Lunch will begin at 11:45am
ABSTRACT:
Anomalies in gene expression can serve as important diagnostic signals in cases of undiagnosed genetic disease. In the case of allelic imbalance in expression, existing methods either fail to make use of all available information, or utilize heuristics that result in unwanted biases or lack of statistical power. In this work we develop novel approaches to integrating short-read RNA sequencing data across multiple heterozygous sites while accounting for uncertainty in phasing, in a principled, probabilistic manner, and show that this results in higher quantification accuracy for allele-specific expression in endogenous genes. We also consider the case of mutations tested out-of-genome in massively parallel reporter assays, and show that a similar modeling approach allows detection of regulatory effects at lower allele frequencies than previously possible. Finally, we show that data from these assays can be used to build predictive models to impute regulatory effects of untested variants, based on local sequence alone.
BIO:
Dr. Majoros is an Assistant Professor in the Department of Biostatistics and Bioinformatics at Duke. He graduated magna cum laude from Penn State in 1994, earning a bachelor's degree in Computer Science, and in 2017 completed a PhD in Computational Biology and Bioinformatics in the CBB program at Duke.

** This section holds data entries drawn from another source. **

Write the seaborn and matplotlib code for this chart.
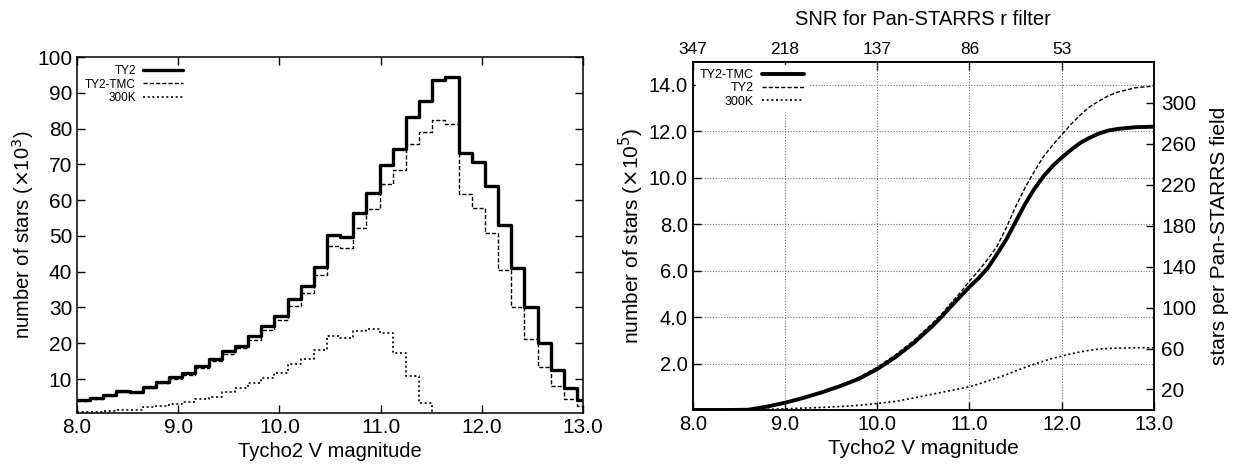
import numpy as np
import matplotlib
matplotlib.use("Agg")
import matplotlib.pyplot as plt
from matplotlib.lines import Line2D
import seaborn as sns

sns.set_style("ticks")
plt.rcParams["font.family"] = ["Liberation Sans", "DejaVu Sans"]
plt.rcParams.update({
    "axes.linewidth": 1.1,
    "text.color": "black",
    "axes.labelcolor": "black",
    "axes.edgecolor": "black",
    "xtick.color": "black",
    "ytick.color": "black",
})

# ---------------- left panel: counts per 0.13 mag bin (x10^3 stars) ----------------
bin_start = [8.00, 8.13, 8.26, 8.39, 8.52, 8.65, 8.78, 8.91, 9.04, 9.17,
             9.30, 9.43, 9.56, 9.69, 9.82, 9.95, 10.08, 10.21, 10.34, 10.47,
             10.60, 10.73, 10.86, 10.99, 11.12, 11.25, 11.38, 11.51, 11.64, 11.77,
             11.90, 12.03, 12.16, 12.29, 12.42, 12.55, 12.68, 12.81, 12.94]
bin_end = 13.07

ty2_counts = [4.1, 4.6, 5.5, 6.7, 6.5, 7.9, 9.3, 10.5, 11.8, 13.7,
              15.6, 17.8, 19.3, 22.0, 24.8, 27.7, 32.4, 36.1, 41.4, 50.3,
              49.8, 56.4, 61.9, 69.9, 74.3, 83.2, 87.8, 93.6, 94.3, 73.3,
              70.8, 64.1, 53.1, 41.0, 30.1, 20.0, 12.5, 7.4, 4.1]
tmc_counts = [3.8, 4.4, 5.2, 6.5, 6.3, 7.4, 8.8, 10.0, 11.1, 13.0,
              14.9, 16.9, 18.6, 20.9, 23.7, 26.5, 30.5, 34.1, 39.1, 47.2,
              46.6, 52.2, 57.6, 64.5, 68.3, 75.7, 79.0, 82.4, 81.2, 61.7,
              57.7, 50.9, 40.6, 30.1, 21.2, 13.4, 8.1, 4.4, 2.5]
k300_counts = [0.7, 0.85, 1.1, 1.4, 1.4, 2.1, 2.4, 3.0, 3.5, 4.3,
               5.0, 6.4, 7.4, 8.8, 10.2, 11.8, 14.1, 15.5, 18.1, 22.0,
               21.4, 23.4, 23.9, 22.8, 17.4, 10.9, 3.4, 0.0, 0.0, 0.0,
               0.0, 0.0, 0.0, 0.0, 0.0, 0.0, 0.0, 0.0, 0.0]

# ---------------- right panel: cumulative counts (x10^5 stars) ----------------
mag_pts = [8.0, 8.4, 8.6, 8.8, 9.0, 9.2, 9.4, 9.6, 9.8, 10.0, 10.2, 10.4, 10.6,
           10.7, 10.8, 10.9, 11.0, 11.1, 11.2, 11.3, 11.4, 11.5, 11.6, 11.7, 11.8,
           11.9, 12.0, 12.1, 12.2, 12.3, 12.4, 12.5, 12.6, 12.8, 13.0]
cum_tmc = [0.0, 0.0, 0.01, 0.14, 0.31, 0.52, 0.76, 1.03, 1.34, 1.76, 2.28, 2.9, 3.62,
           4.02, 4.46, 4.88, 5.3, 5.68, 6.12, 6.72, 7.35, 8.1, 8.85, 9.5, 10.05,
           10.5, 10.87, 11.2, 11.5, 11.72, 11.9, 12.03, 12.1, 12.18, 12.2]
cum_ty2 = [0.0, 0.0, 0.01, 0.15, 0.33, 0.54, 0.79, 1.07, 1.4, 1.84, 2.38, 3.0, 3.74,
           4.14, 4.6, 5.05, 5.55, 6.0, 6.5, 7.06, 7.85, 8.75, 9.55, 10.25, 10.9,
           11.4, 11.85, 12.3, 12.7, 13.05, 13.3, 13.52, 13.68, 13.88, 13.95]
cum_300k = [0.0, 0.01, 0.02, 0.03, 0.05, 0.08, 0.11, 0.15, 0.2, 0.28, 0.37, 0.52, 0.68,
            0.76, 0.84, 0.92, 1.0, 1.12, 1.25, 1.38, 1.52, 1.68, 1.83, 1.97, 2.1,
            2.22, 2.32, 2.42, 2.5, 2.57, 2.62, 2.65, 2.66, 2.68, 2.68]

snr_ticks = [8.0, 9.0, 10.0, 11.0, 12.0]
snr_labels = ["347", "218", "137", "86", "53"]

SOLID = dict(color="black", linewidth=2.4, linestyle="-")
DASHED = dict(color="black", linewidth=1.0, linestyle=(0, (3, 1.5)))
DOTTED = dict(color="black", linewidth=1.2, linestyle=(0, (1.2, 1.6)))

fig = plt.figure(figsize=(12.4, 4.72), dpi=100)

# ---------------- left: histograms ----------------
ax1 = fig.add_axes([0.0621, 0.125, 0.4081, 0.754])
edges = bin_start + [bin_end]
centers = [b + 0.065 for b in bin_start]
for counts, sty in [(ty2_counts, SOLID), (tmc_counts, DASHED), (k300_counts, DOTTED)]:
    sns.histplot(x=centers, weights=counts, bins=edges, element="step",
                 fill=False, ax=ax1, **sty)
ax1.set_xlim(8.0, 13.0)
ax1.set_ylim(0.5, 100)
ax1.set_xticks([8, 9, 10, 11, 12, 13])
ax1.set_xticklabels([f"{v:.1f}" for v in [8, 9, 10, 11, 12, 13]])
ax1.set_yticks(range(10, 101, 10))
ax1.tick_params(direction="in", top=True, right=True, length=6, width=1, labelsize=15)
ax1.set_xlabel("Tycho2 V magnitude", fontsize=14.5)
ax1.set_ylabel(r"number of stars ($\times$10$^3$)", fontsize=14.5, labelpad=1)

h1 = [Line2D([], [], label="TY2", **SOLID),
      Line2D([], [], label="TY2-TMC", **DASHED),
      Line2D([], [], label="300K", **DOTTED)]
ax1.legend(handles=h1, loc="upper left", bbox_to_anchor=(0.0, 1.0), frameon=False,
           markerfirst=False, fontsize=8.5, handlelength=3.4, labelspacing=0.1,
           handletextpad=0.6, borderaxespad=0.3)

# ---------------- right: cumulative curves ----------------
ax2 = fig.add_axes([0.5586, 0.1314, 0.372, 0.7379])
sns.lineplot(x=mag_pts, y=cum_300k, ax=ax2, **DOTTED)
sns.lineplot(x=mag_pts, y=cum_ty2, ax=ax2, **DASHED)
sns.lineplot(x=mag_pts, y=cum_tmc, ax=ax2, **{**SOLID, "linewidth": 2.8})
ax2.set_xlim(8.0, 13.0)
ax2.set_ylim(0, 15.0)
ax2.set_xticks([8, 9, 10, 11, 12, 13])
ax2.set_xticklabels([f"{v:.1f}" for v in [8, 9, 10, 11, 12, 13]])
ax2.set_yticks(np.arange(2, 15, 2))
ax2.set_yticklabels([f"{v:.1f}" for v in np.arange(2, 15, 2)])
ax2.grid(True, linestyle=(0, (1, 1.5)), color="#777777", linewidth=0.8)
ax2.tick_params(direction="in", length=6, width=1, labelsize=14.5)
ax2.set_xlabel("Tycho2 V magnitude", fontsize=15)
ax2.set_ylabel(r"number of stars ($\times$10$^5$)", fontsize=15, labelpad=2)

sec = ax2.secondary_xaxis("top")
sec.set_xticks(snr_ticks, labels=snr_labels)
sec.tick_params(direction="in", length=6, width=1, labelsize=12.5)
sec.set_xlabel("SNR for Pan-STARRS r filter", fontsize=14.5, labelpad=12)

ax3 = ax2.twinx()
ax3.set_ylim(0, 340)
ax3.set_yticks(range(20, 301, 40))
ax3.tick_params(direction="in", length=6, width=1, labelsize=15, pad=5)
ax3.set_ylabel("stars per Pan-STARRS field", fontsize=15, labelpad=10)

h2 = [Line2D([], [], label="TY2-TMC", **{**SOLID, "linewidth": 2.8}),
      Line2D([], [], label="TY2", **DASHED),
      Line2D([], [], label="300K", **DOTTED)]
ax3.legend(handles=h2, loc="upper left", bbox_to_anchor=(0.0, 1.0), frameon=True,
           markerfirst=False, fontsize=9, handlelength=3.4, labelspacing=0.1,
           handletextpad=0.6, borderaxespad=0.3, fancybox=False,
           edgecolor="white", framealpha=1.0, borderpad=0.3)

fig.savefig("out.png", dpi=100)
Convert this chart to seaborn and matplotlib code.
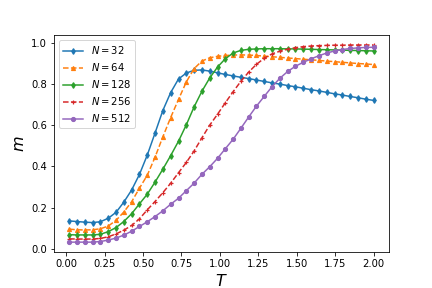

He has been working as an applied researcher for over 25 years, in a range of areas including defense electronics, natural language processing, and genomics. In 2000 he contributed to the initial sequencing and annotation of the human genome at Celera Genomics. That work culminated in his seminal book on algorithms for gene structure prediction, which was published by Cambridge University Press in 2007.
He has been at Duke continuously for over 20 years, initially as staff, then as PhD student, then postdoc, and now as faculty. During that time, he has focused on developing novel computational methods for use in understanding genetic mechanisms in gene regulation.